Zorla gazete sayfalarının manşetine dönen bilgeler, yaptıkları bilimsel incelemelerle karamsarlığı yaymak istemiyorlar. Daha ziyade krizden çıkabilmek için hayati pencereler açmak istiyorlar. “Şüphe” en iyiyi aramak için altın bir fırsattır. “Değişmezlik” canlıların tabiatında yoktur. Çoğunluk buna dayanmayı seçiyorsa o zaman bu yok demektir. Ölüm bunun delilidir. Bu yüzden Cyrulnik dördüncüsü olmayan 3 çıkış seçeneği sunuyor: Eskiye dönme -ki bu değişmeyen bir cehennemin başlangıcı sayılıyor. Değişimler çoktan meydana geldiği ve onları inkar etmeye gerek olmadığı için erişilmesi mümkün değil. Ya da diktatörlere oy verme -bu kişilerin gittikçe büyüyen bir destekçi kitlesi oluşmaya başladı- veya yeni bir doğuşu seçme. Tek kurtuluş bu... Bunun için de ipleri ele alacak akıllara ve fikirlerini hayata geçirmelerine yardımcı olacak yenilikçi kimselere ihtiyaç var.

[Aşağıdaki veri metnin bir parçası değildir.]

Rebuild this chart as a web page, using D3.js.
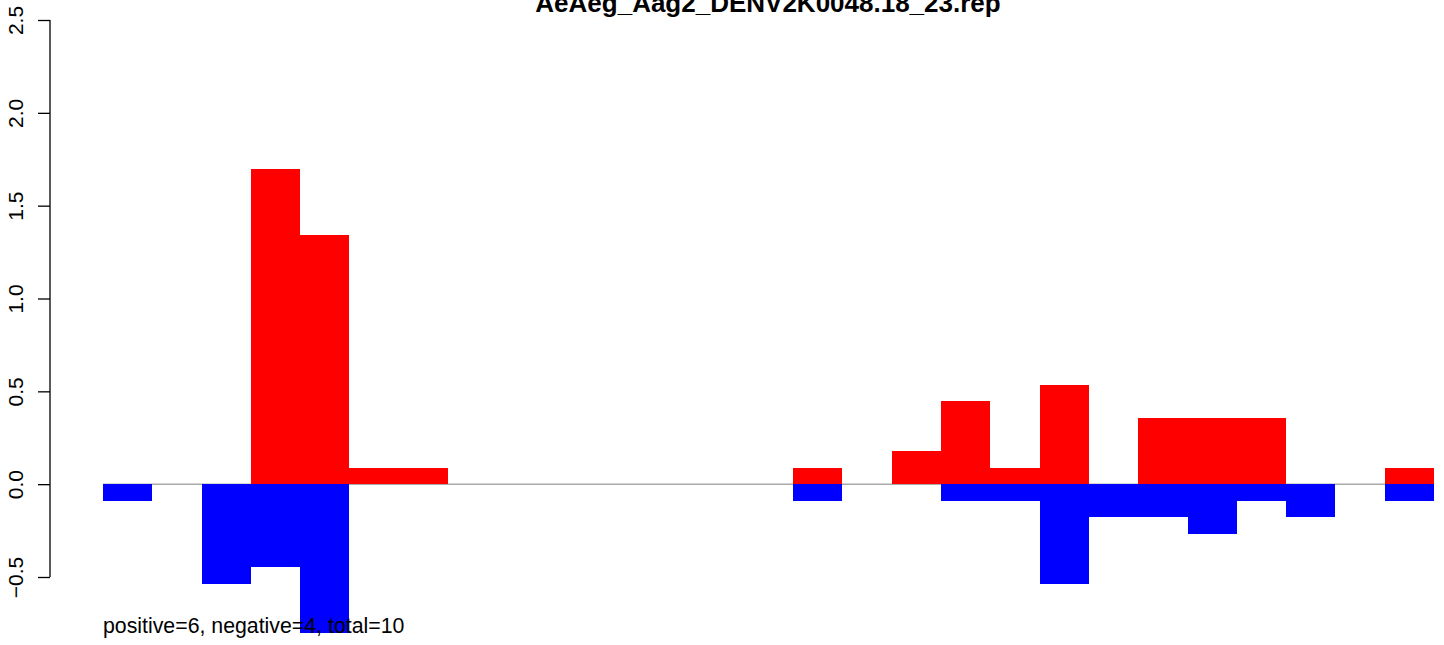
<!DOCTYPE html>
<html><head><meta charset="utf-8">
<script src="https://cdn.jsdelivr.net/npm/d3@7"></script>
<style>html,body{margin:0;padding:0;background:#fff;}svg{display:block;font-family:"Liberation Sans",Arial,Helvetica,sans-serif;}</style>
</head><body>
<svg id="chart" width="1444" height="645"></svg>
<script>
const title = "AeAeg_Aag2_DENV2K0048.18_23.rep";
const footer = "positive=6, negative=4, total=10";
const binCount = 27;
const positiveBins = [3, 4, 5, 6, 14, 16, 17, 18, 19, 21, 22, 23, 26];
const positiveValues = [1.70, 1.34, 0.089, 0.089, 0.089, 0.179, 0.446, 0.089, 0.536, 0.357, 0.357, 0.357, 0.089];
const negativeBins = [0, 2, 3, 4, 14, 17, 18, 19, 20, 21, 22, 23, 24, 26];
const negativeValues = [-0.089, -0.536, -0.446, -0.80, -0.089, -0.089, -0.089, -0.536, -0.179, -0.179, -0.268, -0.089, -0.179, -0.089];
const yTicks = [-0.5, 0.0, 0.5, 1.0, 1.5, 2.0, 2.5];

const svg = d3.select("#chart");
const x = d3.scaleLinear().domain([0, binCount]).range([103, 1434]);
const y = d3.scaleLinear().domain([-0.5, 2.5]).range([577, 20]);

// zero line
svg.append("line").attr("x1", x(0)).attr("x2", x(binCount))
  .attr("y1", y(0)).attr("y2", y(0)).attr("stroke", "#808080").attr("stroke-width", 1);

const pos = positiveBins.map((b, i) => ({b, v: positiveValues[i]}));
const neg = negativeBins.map((b, i) => ({b, v: negativeValues[i]}));

svg.append("g").attr("shape-rendering", "crispEdges").selectAll("rect").data(pos).join("rect")
  .attr("x", d => x(d.b)).attr("width", d => x(d.b + 1) - x(d.b))
  .attr("y", d => y(d.v)).attr("height", d => y(0) - y(d.v))
  .attr("fill", "#ff0000");
svg.append("g").attr("shape-rendering", "crispEdges").selectAll("rect").data(neg).join("rect")
  .attr("x", d => x(d.b)).attr("width", d => x(d.b + 1) - x(d.b))
  .attr("y", y(0)).attr("height", d => y(d.v) - y(0))
  .attr("fill", "#0000ff");

// y axis
const axis = d3.axisLeft(y).tickValues(yTicks).tickFormat(d3.format(".1f")).tickSize(12).tickPadding(0);
const g = svg.append("g").attr("transform", "translate(50,0)").call(axis);
g.select(".domain").attr("d", `M0,${y(-0.5)}V${y(2.5)}`).attr("stroke", "#000").attr("stroke-width", 1.3);
g.selectAll(".tick line").attr("stroke", "#000").attr("stroke-width", 1.3);
g.selectAll(".tick text").attr("font-size", 21).attr("fill", "#000")
  .attr("text-anchor", "middle").attr("dy", null).attr("x", null)
  .attr("transform", "translate(-27,0) rotate(-90)").attr("y", 0);

svg.append("text").attr("x", 768).attr("y", 12).attr("text-anchor", "middle")
  .attr("font-size", 26).attr("font-weight", "bold").text(title);
svg.append("text").attr("x", 103).attr("y", 633).attr("font-size", 21.3).text(footer);
</script>
</body></html>
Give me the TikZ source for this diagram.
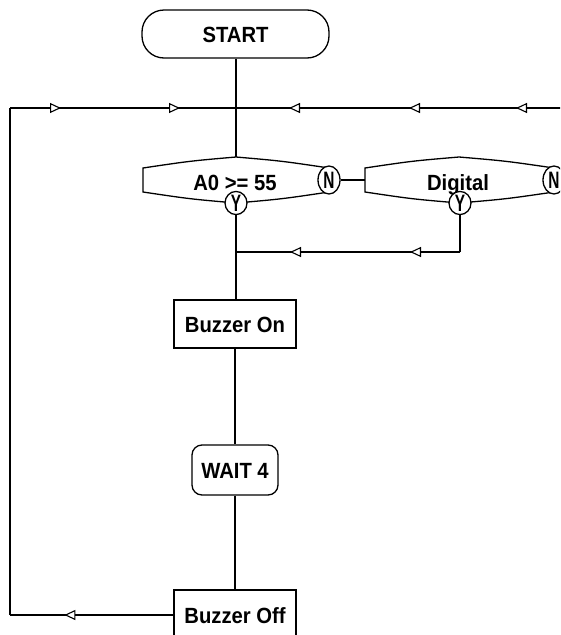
\documentclass[tikz,border=0pt]{standalone}
\usepackage{fontspec}
\usepackage{graphicx}
\setmainfont{Liberation Sans}
\usetikzlibrary{arrows.meta,decorations.markings,shapes.geometric}
\tikzset{
  base/.style={line width=1.3pt},
  txt/.style={font=\fontsize{22}{24}\selectfont\bfseries, text height=16pt, text depth=0pt, inner sep=0pt},
  procbox/.style={txt, draw, fill=white, minimum width=122pt, minimum height=48pt},
  termbox/.style={txt, draw, fill=white, rounded corners=#1},
  yn/.style={draw, ellipse, fill=white, inner sep=0pt, minimum width=22pt, minimum height=22pt,
     font=\fontsize{22}{22}\selectfont\bfseries},
  mk/.style={postaction={decorate, decoration={markings,
     mark=at position #1 with {\arrow{Triangle[fill=white,length=11pt,width=10pt,line width=1.1pt]}}}}}
}
\newcommand{\ynl}[1]{\scalebox{0.7}[1.08]{#1}}
\newcommand{\cnd}[1]{\scalebox{0.92}[1]{#1}}
\begin{document}
\begin{tikzpicture}[x=1pt,y=-1pt,base]
\useasboundingbox (0,0) rectangle (560,635);
\clip (0,0) rectangle (560,635);
\fill[white] (0,0) rectangle (560,635);

% terminals and process boxes
\node[termbox=22pt, minimum width=187pt, minimum height=48pt] (start) at (235.5,34) {\cnd{START}};
\node[procbox] (bon) at (235,324) {\cnd{Buzzer On}};
\node[termbox=10pt, minimum width=86pt, minimum height=50pt] (wait) at (235,470) {\cnd{WAIT 4}};
\node[procbox, minimum height=50pt] (boff) at (235,615) {\cnd{Buzzer Off}};

% decision 1
\coordinate (d1t) at (236,157);
\draw[fill=white] (143,168) .. controls (190,161) .. (236,157) .. controls (282,161) .. (329,168)
   -- (329,192) .. controls (282,199) .. (236,203) .. controls (190,199) .. (143,192) -- cycle;
\node[txt] (d1) at (235,182) {\cnd{A0 >= 55}};
\node[yn, minimum height=28pt] (n1) at (329,180) {\ynl{N}};
\node[yn] (y1) at (236,203) {\ynl{Y}};

% decision 2
\coordinate (d2l) at (365,180);
\draw[fill=white] (365,168) .. controls (412,161) .. (459,157) .. controls (506,161) .. (554,168)
   -- (554,192) .. controls (506,199) .. (459,203) .. controls (412,199) .. (365,192) -- cycle;
\node[txt] (d2) at (458,182) {\cnd{Digital}};
\node[yn, minimum height=28pt] (n2) at (554,180) {\ynl{N}};
\node[yn] (y2) at (460,203) {\ynl{Y}};

% coordinates for the connectors
\coordinate (j1) at (236,108);
\coordinate (lt) at (10,108);
\coordinate (lb) at (10,615);
\coordinate (rr) at (562,108);
\coordinate (c2) at (460,252);
\coordinate (j2) at (236,252);

% connectors
\draw (start.south -| d1t) -- (d1t);
\draw (n1) -- (d2l);
\draw (y1) -- (bon.north -| y1);
\draw (bon) -- (wait);
\draw (wait) -- (boff);
\draw (y2) -- (c2);
\draw[mk=50pt, mk=170pt] (c2) -- (j2);
\draw[mk=109pt] (boff.west) -- (lb);
\draw (lb) -- (lt);
\draw[mk=51pt, mk=170pt] (lt) -- (j1);
\draw[mk=46pt, mk=153pt, mk=273pt] (rr) -- (j1);
\end{tikzpicture}
\end{document}
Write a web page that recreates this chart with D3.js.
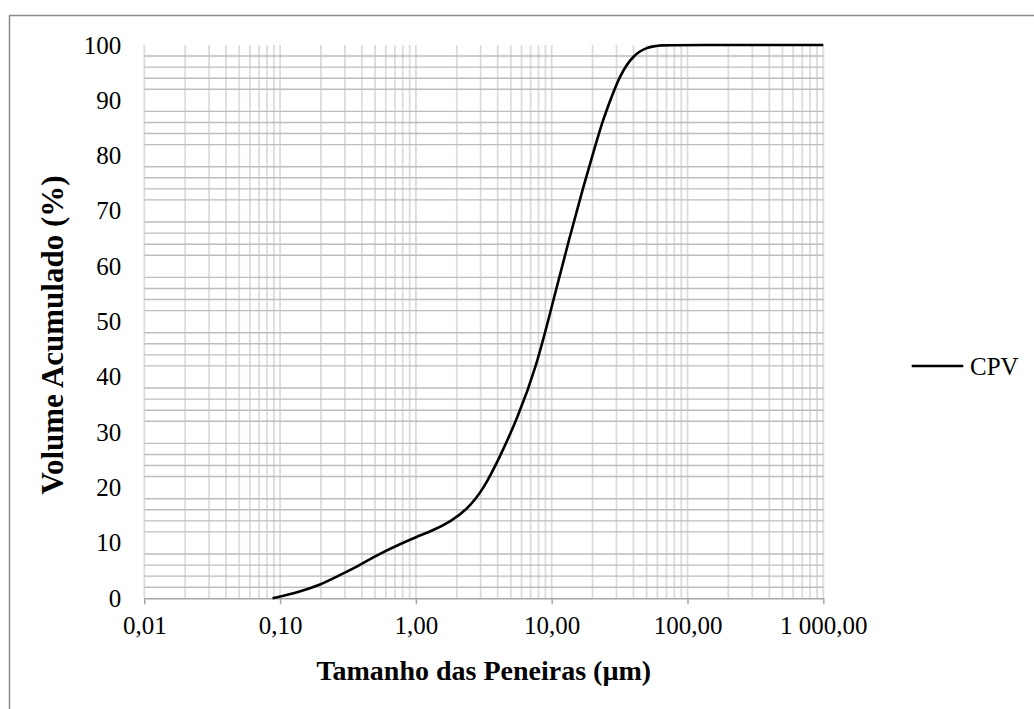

Avrupa’daki yayıncıların ve kütüphanelerin birbiri ardına gelen kapanma kararlarının neticesinde yaşanan çöküşlerden şikayetçi olmalarına rağmen kitap satışları artıyor ve eve hapsolanlar, yayınlananları okuyor, üzerlerinde düşünüyor ve takip ediyor. Gazeteler ortaya atılan fikirleri pazarlamaktan geri kalmıyor. Televizyon ve radyo istasyonları ilgiyle dinlenen, bunama ve yaşlılık kuruntuları ile suçlanmayan yaşlılara ışık tutma ve bilinçlendirme rollerini sürdürüyor. Bu karanlık zamanlarda “okuma mucizesinden” ve bedenler tutsak edilmiş ve kafa karışıklığı her yere hakim olmuşken zihinleri özgürleştirme gücünden bahsedenler var. Bu, alemimizde olup biten hiçbir şeye benzemeyen bir şey. Zira seçkinler buharlaşarak boğuk sesli trombonlara dönüştüler.
Salgınların bir rolü varsa o da hastalık, keder ve yoksulluğun ağırlığı altında şarlatanların maskelerini düşürmeye zorlamasıdır. Salgınlar ruhları ortaya çıkaran, standartları değiştiren ve soytarıları saçmalıklarını durdurmaya zorlayan bir trajedidir. Arap bilgeler var. Aydın kimseler hiçbir zaman çoğunluğu oluşturmadılar. Her türlü direnişi ve izolasyonu tatmış olan Edgar Morin’in de dediği gibi; aydın kimseyi her zaman büyük bir akımın karşısında yalnız bir şekilde ve herkes kendisini terk etse bile bu rolü kabul etmek zorunda kalırken bulacaksınız.